# Required task
With all pictures omitted, return verbatim the lines from the beginning of the records below through the line containing "return [x(p[1] +".

━━━ Task material

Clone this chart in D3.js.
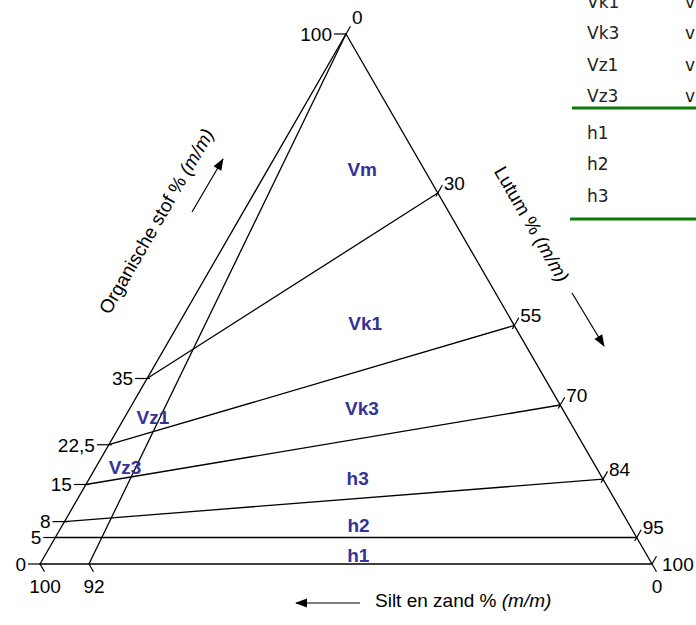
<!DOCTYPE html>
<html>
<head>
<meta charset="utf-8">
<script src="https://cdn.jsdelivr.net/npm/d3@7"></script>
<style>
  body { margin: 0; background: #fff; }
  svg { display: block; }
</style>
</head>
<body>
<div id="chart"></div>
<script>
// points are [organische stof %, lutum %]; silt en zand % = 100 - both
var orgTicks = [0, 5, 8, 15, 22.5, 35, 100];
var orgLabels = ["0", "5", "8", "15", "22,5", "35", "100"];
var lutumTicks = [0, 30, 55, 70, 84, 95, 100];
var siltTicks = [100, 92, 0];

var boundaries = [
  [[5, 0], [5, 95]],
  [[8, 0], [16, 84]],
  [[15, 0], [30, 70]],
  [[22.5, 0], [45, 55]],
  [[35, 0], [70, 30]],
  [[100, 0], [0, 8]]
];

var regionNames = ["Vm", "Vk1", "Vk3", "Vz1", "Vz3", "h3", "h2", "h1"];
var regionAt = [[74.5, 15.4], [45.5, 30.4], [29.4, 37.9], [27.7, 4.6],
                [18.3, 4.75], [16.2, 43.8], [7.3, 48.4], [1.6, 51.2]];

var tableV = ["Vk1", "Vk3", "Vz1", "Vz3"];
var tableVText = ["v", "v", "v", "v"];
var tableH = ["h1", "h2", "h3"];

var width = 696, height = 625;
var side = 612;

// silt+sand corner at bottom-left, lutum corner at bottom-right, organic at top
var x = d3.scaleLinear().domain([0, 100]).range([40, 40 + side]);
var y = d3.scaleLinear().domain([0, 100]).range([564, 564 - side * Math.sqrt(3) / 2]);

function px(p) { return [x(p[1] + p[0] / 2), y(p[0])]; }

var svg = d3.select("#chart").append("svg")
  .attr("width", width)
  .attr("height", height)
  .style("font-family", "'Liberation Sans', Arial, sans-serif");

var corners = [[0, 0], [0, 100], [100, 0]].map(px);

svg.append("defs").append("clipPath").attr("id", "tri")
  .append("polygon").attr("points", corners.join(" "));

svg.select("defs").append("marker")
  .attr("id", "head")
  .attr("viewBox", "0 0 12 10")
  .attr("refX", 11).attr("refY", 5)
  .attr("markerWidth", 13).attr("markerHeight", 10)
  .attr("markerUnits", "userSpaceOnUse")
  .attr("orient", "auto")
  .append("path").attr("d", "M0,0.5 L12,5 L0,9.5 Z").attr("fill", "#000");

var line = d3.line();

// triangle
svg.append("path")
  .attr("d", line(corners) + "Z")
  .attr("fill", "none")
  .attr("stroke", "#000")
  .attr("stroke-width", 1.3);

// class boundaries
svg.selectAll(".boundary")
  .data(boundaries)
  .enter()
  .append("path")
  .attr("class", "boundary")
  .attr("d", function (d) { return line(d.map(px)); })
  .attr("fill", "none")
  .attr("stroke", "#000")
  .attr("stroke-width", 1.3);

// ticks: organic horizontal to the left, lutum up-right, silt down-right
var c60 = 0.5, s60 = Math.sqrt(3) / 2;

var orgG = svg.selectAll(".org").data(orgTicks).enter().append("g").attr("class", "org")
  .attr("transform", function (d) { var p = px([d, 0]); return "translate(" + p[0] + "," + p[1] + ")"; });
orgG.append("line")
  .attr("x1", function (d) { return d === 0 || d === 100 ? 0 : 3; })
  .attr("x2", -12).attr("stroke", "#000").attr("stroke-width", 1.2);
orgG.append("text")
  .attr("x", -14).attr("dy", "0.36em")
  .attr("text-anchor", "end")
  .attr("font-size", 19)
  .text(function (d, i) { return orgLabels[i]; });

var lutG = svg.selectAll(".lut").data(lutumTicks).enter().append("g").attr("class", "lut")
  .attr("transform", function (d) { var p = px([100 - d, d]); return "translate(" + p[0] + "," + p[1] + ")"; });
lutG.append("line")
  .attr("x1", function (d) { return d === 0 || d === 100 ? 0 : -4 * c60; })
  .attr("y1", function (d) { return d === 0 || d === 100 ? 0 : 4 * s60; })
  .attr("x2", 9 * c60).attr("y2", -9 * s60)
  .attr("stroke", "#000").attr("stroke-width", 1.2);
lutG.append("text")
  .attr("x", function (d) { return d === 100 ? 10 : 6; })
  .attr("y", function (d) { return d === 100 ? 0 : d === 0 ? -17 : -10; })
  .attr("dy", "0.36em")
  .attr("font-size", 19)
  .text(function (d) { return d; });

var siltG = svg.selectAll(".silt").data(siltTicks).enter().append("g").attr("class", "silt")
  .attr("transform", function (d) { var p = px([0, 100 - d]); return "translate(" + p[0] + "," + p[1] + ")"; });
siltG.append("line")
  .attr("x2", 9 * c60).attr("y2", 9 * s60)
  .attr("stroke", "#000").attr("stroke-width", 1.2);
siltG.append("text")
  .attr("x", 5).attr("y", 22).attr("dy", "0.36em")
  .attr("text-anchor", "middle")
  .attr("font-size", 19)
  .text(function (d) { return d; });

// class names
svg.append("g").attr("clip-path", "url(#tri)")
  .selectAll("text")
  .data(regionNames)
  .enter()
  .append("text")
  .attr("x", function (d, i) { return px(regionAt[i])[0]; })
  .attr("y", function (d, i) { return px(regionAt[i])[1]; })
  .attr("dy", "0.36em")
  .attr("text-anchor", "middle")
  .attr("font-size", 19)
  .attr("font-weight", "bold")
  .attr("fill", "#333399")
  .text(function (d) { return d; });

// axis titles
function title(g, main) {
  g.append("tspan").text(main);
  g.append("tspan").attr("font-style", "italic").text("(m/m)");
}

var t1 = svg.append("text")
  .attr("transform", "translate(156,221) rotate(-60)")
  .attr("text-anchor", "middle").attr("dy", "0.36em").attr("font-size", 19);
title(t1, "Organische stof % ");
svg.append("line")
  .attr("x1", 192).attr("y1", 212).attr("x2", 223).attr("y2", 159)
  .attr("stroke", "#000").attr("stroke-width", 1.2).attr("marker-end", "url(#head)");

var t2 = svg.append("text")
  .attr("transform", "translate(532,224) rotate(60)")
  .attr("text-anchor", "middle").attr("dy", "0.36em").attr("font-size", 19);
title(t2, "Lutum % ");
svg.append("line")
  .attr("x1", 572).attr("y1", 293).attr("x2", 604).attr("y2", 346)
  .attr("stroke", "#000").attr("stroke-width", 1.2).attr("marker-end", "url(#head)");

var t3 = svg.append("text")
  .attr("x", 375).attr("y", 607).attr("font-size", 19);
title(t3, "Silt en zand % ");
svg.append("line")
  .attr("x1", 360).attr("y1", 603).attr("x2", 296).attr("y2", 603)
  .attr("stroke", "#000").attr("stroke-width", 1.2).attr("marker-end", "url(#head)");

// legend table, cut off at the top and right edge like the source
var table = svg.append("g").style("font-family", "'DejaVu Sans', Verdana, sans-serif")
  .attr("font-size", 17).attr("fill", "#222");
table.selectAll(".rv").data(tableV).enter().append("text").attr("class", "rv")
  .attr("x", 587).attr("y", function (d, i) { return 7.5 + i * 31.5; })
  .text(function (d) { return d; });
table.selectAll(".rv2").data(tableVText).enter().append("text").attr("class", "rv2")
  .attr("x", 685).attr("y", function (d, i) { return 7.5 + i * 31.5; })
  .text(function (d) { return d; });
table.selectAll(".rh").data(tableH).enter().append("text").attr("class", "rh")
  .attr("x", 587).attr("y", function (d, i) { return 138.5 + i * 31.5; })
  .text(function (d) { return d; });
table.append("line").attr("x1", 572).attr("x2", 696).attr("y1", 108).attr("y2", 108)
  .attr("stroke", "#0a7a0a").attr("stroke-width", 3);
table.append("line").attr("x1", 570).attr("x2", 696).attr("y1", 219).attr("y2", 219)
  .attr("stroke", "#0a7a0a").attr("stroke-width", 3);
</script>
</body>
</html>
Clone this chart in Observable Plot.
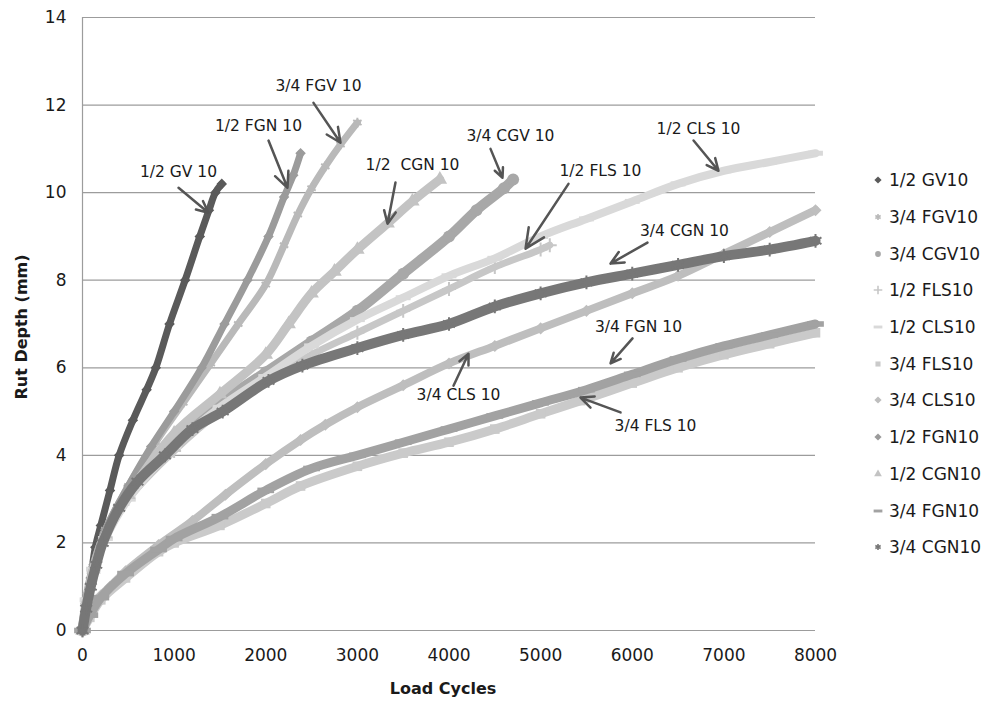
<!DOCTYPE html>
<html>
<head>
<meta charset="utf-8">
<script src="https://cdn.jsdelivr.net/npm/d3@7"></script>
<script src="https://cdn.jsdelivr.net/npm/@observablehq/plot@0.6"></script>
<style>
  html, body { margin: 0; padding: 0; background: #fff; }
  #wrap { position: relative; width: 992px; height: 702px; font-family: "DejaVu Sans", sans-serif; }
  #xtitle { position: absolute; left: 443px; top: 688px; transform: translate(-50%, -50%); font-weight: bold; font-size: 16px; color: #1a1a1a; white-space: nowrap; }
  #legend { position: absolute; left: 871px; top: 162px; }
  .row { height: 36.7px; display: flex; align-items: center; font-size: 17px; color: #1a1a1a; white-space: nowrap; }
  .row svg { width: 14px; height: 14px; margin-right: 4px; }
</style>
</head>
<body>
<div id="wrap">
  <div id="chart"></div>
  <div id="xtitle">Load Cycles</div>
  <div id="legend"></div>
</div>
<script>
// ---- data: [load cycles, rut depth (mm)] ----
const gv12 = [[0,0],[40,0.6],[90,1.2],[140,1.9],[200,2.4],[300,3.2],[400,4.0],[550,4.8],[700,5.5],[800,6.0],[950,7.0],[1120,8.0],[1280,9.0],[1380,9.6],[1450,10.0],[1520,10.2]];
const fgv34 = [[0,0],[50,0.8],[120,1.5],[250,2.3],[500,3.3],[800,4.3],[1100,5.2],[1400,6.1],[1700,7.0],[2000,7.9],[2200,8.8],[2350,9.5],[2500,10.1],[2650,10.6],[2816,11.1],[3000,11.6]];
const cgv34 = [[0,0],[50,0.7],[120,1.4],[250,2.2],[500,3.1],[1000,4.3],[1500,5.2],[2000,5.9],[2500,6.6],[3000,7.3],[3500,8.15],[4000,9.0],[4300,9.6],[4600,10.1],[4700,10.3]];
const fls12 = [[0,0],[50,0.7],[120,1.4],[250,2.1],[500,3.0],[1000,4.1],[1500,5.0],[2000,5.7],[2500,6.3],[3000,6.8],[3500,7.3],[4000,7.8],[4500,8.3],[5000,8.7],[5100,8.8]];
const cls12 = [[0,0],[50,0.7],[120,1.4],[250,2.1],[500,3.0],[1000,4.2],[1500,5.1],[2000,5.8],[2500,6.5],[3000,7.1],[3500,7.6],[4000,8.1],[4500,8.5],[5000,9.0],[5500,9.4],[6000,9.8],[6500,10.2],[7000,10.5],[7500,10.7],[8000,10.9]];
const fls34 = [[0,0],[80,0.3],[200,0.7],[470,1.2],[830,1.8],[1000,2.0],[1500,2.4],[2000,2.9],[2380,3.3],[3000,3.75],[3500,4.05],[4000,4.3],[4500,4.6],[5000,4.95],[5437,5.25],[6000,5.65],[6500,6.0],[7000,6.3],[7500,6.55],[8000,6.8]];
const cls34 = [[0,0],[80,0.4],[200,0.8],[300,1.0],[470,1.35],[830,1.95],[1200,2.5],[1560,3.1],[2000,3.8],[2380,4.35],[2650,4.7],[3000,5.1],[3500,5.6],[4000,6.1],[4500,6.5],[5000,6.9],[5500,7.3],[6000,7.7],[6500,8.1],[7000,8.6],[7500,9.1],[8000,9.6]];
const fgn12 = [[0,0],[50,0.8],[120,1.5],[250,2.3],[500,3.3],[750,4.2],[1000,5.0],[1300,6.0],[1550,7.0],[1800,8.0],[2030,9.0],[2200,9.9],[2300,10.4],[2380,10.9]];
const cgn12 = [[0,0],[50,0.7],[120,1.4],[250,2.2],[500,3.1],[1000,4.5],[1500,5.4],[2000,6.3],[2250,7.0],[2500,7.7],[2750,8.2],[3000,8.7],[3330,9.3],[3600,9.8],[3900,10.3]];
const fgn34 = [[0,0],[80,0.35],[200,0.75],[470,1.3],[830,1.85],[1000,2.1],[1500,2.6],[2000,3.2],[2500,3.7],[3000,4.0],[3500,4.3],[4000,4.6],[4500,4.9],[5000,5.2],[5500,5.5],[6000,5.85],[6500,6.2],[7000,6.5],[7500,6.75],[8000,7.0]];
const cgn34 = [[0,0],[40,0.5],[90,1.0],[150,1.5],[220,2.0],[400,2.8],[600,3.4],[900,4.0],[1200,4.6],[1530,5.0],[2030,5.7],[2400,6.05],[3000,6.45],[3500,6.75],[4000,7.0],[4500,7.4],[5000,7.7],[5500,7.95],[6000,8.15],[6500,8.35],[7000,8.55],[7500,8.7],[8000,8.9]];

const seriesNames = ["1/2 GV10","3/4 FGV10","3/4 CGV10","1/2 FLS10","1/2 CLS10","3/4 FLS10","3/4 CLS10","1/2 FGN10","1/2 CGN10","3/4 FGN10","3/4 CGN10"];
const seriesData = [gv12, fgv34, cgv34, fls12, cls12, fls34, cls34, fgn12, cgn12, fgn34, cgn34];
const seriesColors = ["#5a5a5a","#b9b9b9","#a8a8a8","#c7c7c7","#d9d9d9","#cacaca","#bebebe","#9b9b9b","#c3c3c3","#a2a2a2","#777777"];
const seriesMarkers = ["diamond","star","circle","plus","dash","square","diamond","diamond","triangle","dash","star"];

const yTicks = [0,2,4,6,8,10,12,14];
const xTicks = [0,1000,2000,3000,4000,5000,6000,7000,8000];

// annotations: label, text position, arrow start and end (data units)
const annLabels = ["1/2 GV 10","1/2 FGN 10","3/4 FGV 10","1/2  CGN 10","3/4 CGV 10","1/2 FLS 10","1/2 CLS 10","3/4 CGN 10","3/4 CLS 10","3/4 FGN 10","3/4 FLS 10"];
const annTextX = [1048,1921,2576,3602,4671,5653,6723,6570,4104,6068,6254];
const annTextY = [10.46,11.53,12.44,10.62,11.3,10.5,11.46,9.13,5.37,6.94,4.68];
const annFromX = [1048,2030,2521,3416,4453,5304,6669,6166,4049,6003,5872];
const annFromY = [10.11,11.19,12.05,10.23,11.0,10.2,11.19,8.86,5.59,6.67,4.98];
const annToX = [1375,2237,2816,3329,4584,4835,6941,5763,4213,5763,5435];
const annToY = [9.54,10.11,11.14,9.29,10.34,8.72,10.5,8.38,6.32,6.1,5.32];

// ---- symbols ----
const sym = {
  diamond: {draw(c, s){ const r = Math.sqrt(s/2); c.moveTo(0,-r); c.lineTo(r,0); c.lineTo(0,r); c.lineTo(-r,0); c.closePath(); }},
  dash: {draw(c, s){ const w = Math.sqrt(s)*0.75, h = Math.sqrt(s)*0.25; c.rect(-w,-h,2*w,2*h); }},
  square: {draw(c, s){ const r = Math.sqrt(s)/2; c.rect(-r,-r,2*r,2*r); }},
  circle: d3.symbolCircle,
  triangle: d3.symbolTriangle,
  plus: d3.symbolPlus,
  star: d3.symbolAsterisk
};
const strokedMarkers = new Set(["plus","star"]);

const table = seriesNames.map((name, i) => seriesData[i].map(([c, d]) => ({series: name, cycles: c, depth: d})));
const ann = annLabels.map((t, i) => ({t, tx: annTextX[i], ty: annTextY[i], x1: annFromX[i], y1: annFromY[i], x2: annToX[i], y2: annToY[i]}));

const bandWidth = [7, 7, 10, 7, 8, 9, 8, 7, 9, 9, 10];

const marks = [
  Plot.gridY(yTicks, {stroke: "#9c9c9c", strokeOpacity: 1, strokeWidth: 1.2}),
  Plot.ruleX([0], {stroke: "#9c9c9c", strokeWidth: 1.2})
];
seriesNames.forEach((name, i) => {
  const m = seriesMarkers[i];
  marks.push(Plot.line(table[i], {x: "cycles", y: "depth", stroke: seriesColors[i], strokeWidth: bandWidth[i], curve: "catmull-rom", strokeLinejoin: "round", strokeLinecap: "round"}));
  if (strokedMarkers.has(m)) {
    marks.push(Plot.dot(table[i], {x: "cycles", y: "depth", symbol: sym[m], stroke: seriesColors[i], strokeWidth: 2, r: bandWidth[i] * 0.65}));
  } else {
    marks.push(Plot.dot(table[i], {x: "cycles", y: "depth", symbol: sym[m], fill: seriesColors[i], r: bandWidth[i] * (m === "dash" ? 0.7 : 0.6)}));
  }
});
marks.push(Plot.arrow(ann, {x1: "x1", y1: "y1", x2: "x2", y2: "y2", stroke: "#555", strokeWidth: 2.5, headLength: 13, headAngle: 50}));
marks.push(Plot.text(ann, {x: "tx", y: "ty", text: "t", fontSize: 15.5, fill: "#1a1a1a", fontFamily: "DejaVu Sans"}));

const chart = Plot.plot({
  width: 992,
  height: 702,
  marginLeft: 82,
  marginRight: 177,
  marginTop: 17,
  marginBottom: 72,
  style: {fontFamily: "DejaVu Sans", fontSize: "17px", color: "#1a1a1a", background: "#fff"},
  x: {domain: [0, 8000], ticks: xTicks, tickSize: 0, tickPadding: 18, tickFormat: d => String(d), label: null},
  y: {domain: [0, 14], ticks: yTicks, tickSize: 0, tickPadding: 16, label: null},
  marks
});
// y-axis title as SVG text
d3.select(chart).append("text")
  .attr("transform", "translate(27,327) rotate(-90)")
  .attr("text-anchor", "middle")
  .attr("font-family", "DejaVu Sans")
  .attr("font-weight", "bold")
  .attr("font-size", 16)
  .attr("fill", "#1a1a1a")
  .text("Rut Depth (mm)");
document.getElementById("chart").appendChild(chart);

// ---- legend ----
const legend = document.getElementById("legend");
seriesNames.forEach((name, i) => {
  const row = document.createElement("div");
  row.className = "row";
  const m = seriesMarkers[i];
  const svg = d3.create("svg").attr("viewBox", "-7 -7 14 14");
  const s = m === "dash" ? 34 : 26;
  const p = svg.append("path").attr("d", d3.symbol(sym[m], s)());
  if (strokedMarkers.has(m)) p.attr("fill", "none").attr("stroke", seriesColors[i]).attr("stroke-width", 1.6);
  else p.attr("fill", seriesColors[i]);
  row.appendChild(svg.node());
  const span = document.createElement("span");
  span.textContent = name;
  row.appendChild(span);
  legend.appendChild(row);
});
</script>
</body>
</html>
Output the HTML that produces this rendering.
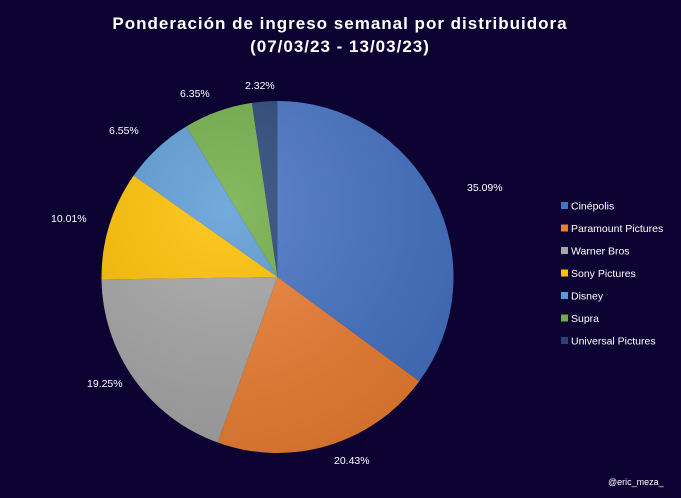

━━━━━━

# Response
Clone this chart in D3.js.
<!DOCTYPE html>
<html>
<head>
<meta charset="utf-8">
<script src="https://cdn.jsdelivr.net/npm/d3@7"></script>
<style>
  body { margin: 0; background: #fff; }
  svg { display: block; }
</style>
</head>
<body>
<div id="chart"></div>
<script>
// points are [organische stof %, lutum %]; silt en zand % = 100 - both
var orgTicks = [0, 5, 8, 15, 22.5, 35, 100];
var orgLabels = ["0", "5", "8", "15", "22,5", "35", "100"];
var lutumTicks = [0, 30, 55, 70, 84, 95, 100];
var siltTicks = [100, 92, 0];

var boundaries = [
  [[5, 0], [5, 95]],
  [[8, 0], [16, 84]],
  [[15, 0], [30, 70]],
  [[22.5, 0], [45, 55]],
  [[35, 0], [70, 30]],
  [[100, 0], [0, 8]]
];

var regionNames = ["Vm", "Vk1", "Vk3", "Vz1", "Vz3", "h3", "h2", "h1"];
var regionAt = [[74.5, 15.4], [45.5, 30.4], [29.4, 37.9], [27.7, 4.6],
                [18.3, 4.75], [16.2, 43.8], [7.3, 48.4], [1.6, 51.2]];

var tableV = ["Vk1", "Vk3", "Vz1", "Vz3"];
var tableVText = ["v", "v", "v", "v"];
var tableH = ["h1", "h2", "h3"];

var width = 696, height = 625;
var side = 612;

// silt+sand corner at bottom-left, lutum corner at bottom-right, organic at top
var x = d3.scaleLinear().domain([0, 100]).range([40, 40 + side]);
var y = d3.scaleLinear().domain([0, 100]).range([564, 564 - side * Math.sqrt(3) / 2]);

function px(p) { return [x(p[1] + p[0] / 2), y(p[0])]; }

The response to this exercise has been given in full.